Aug 17, 2004 21:57
So here is a current update on me if anyone ever cares to read this fucking thing. As usual i have been somewhat overly consumed by work , i found out that i am 9 1/2 weeks pregnant ( actually 7 when i fund out but now am 9). i dont think the intial shock has set in yet and i dont think it will for a while. I was very fearful to let my family know, i was thinking that they would be upset at me but you know this is my life and this is what i want. I have been getting alot of support from my two closest friends who already have kids and they have been giving me the heads up on alot of things. My mom on the other hand when i told her has this evil girn on her face i am not even sure how to describe what kind of emotions she was feeling. I know she is happy but i also know that she is very worried for me. and i know where it is coming from. i feel that in the past year my mother and i have gotten alot close then we use to be,and that is the greatest feeling ever.
When i had decided to tell my family my sister was the first to know and my brother was the last to know. i was afraid to tell him and i font really understand why i was. him and i are pretty close we're chums. i just didnt want him to flip out on me i guess.

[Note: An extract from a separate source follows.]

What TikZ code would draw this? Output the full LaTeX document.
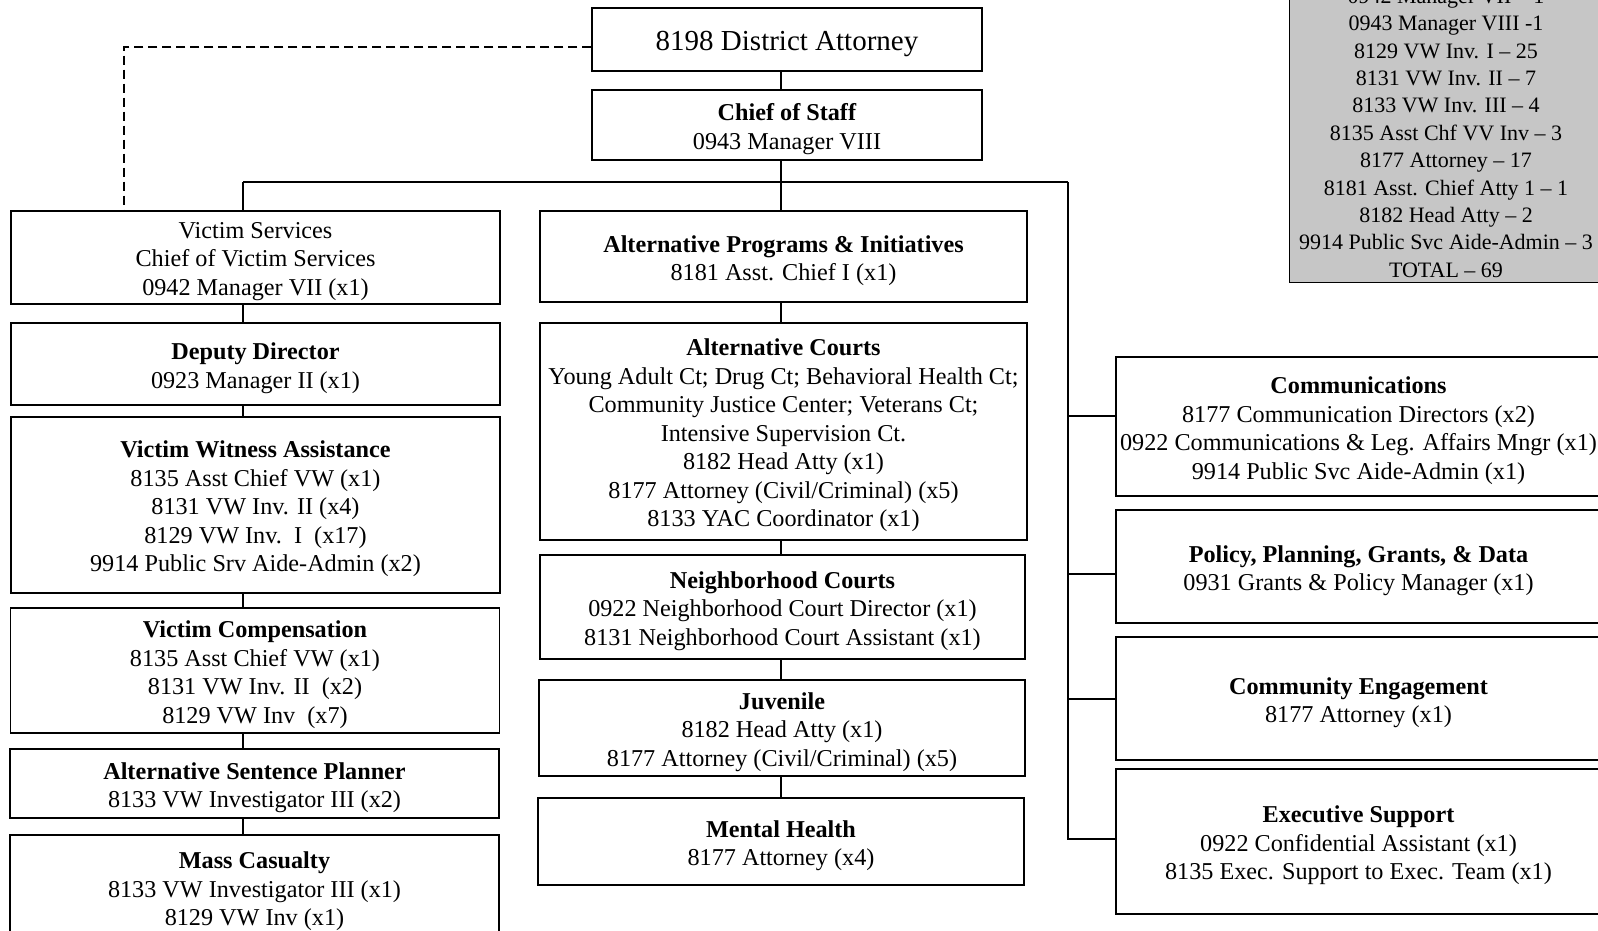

The one big thing i cant wait to do is go shopping for all the cute baby stuff and i know peter cant wait as well i think he is goign to be a wonderful father. it is going to be a bumpy ride but i think we will be just fine. and on another happy ntoe peter and i will be celebrating our 2 year anniversary tomorrow WOW ! my longest realtionship ever, and i think it'll be my last. because i love peter to death and with alll my heart.